▶ _Job_
Report each line of the data that has "LaTeX" somewhere in it.

▶ _Data excerpts_
## begin
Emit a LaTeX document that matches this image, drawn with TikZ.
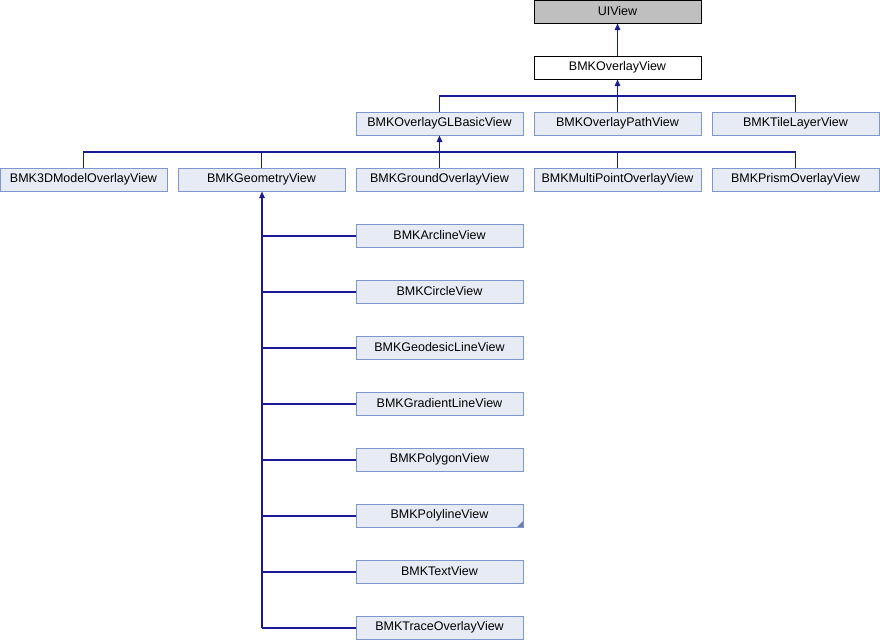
## end
## begin
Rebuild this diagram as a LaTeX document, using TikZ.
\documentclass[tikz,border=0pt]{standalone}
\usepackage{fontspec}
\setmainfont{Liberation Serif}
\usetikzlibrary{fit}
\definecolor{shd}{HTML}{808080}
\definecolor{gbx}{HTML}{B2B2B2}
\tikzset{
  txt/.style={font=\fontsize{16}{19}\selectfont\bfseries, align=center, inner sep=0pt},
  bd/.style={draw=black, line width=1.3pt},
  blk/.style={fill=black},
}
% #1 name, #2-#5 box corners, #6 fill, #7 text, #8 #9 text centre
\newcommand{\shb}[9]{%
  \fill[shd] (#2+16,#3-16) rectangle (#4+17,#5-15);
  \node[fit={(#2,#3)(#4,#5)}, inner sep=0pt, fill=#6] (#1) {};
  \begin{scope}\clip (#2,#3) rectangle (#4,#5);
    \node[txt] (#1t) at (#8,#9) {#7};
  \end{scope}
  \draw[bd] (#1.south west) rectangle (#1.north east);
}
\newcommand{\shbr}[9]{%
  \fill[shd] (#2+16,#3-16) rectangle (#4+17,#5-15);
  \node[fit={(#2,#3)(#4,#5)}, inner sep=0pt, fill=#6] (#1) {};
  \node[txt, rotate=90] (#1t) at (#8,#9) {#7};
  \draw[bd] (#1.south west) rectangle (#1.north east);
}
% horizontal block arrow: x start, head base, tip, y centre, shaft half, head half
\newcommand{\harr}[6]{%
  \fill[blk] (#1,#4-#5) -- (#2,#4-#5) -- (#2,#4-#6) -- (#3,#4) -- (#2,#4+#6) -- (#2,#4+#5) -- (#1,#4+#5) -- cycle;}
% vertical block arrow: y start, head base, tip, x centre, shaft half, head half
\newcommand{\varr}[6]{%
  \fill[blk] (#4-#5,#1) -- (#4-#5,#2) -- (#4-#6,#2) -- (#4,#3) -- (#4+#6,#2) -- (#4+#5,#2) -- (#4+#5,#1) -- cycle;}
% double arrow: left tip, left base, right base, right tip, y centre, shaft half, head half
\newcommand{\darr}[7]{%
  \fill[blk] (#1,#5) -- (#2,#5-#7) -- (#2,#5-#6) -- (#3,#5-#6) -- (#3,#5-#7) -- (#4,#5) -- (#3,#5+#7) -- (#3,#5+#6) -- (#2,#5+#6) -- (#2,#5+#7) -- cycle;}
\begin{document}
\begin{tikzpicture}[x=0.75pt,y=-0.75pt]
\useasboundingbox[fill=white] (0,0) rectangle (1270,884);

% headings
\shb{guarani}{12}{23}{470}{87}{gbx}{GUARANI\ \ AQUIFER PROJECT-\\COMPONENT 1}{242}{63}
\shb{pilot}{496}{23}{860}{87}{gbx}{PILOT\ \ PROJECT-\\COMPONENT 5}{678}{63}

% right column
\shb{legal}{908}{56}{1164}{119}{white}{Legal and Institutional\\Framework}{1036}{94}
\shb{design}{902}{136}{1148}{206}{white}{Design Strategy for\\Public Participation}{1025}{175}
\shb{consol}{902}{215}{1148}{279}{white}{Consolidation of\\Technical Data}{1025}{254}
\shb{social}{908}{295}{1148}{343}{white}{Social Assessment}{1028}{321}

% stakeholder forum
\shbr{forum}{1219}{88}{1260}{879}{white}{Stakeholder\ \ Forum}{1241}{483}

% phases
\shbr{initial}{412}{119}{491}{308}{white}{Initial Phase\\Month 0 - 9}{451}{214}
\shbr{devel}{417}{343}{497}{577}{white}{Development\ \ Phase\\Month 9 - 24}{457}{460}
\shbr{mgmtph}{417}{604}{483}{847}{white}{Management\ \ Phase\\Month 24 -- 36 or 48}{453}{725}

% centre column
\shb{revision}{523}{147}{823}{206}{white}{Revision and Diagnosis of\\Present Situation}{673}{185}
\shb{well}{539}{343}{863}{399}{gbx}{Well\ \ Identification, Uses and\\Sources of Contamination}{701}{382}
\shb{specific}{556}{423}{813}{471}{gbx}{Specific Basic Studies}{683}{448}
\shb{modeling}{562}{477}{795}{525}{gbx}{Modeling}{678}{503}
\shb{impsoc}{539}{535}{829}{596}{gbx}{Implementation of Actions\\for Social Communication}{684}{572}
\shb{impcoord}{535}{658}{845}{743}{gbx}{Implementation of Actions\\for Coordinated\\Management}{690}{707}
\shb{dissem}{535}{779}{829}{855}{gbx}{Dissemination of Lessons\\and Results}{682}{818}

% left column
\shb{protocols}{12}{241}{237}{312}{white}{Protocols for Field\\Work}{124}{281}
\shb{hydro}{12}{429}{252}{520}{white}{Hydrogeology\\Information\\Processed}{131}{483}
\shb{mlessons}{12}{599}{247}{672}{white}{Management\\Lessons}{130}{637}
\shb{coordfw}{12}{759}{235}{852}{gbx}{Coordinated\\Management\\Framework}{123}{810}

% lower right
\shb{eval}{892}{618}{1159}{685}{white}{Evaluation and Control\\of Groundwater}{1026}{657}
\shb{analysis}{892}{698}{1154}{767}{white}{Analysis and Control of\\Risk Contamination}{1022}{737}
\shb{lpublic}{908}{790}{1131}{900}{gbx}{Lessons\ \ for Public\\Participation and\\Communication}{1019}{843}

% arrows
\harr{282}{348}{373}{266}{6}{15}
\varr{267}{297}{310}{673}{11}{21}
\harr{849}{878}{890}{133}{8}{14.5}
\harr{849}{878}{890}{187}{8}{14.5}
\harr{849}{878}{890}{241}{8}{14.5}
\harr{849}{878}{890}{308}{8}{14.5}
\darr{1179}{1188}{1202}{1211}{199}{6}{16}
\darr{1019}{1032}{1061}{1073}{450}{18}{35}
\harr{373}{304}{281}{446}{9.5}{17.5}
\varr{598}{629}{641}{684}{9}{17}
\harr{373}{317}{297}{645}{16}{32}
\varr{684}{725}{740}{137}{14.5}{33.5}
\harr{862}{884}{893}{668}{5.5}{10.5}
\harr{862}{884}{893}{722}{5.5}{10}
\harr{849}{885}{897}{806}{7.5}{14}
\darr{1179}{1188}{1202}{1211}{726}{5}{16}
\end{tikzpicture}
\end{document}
## end
▶ _Complete output_
Emit a LaTeX document that matches this image, drawn with TikZ.
Rebuild this diagram as a LaTeX document, using TikZ.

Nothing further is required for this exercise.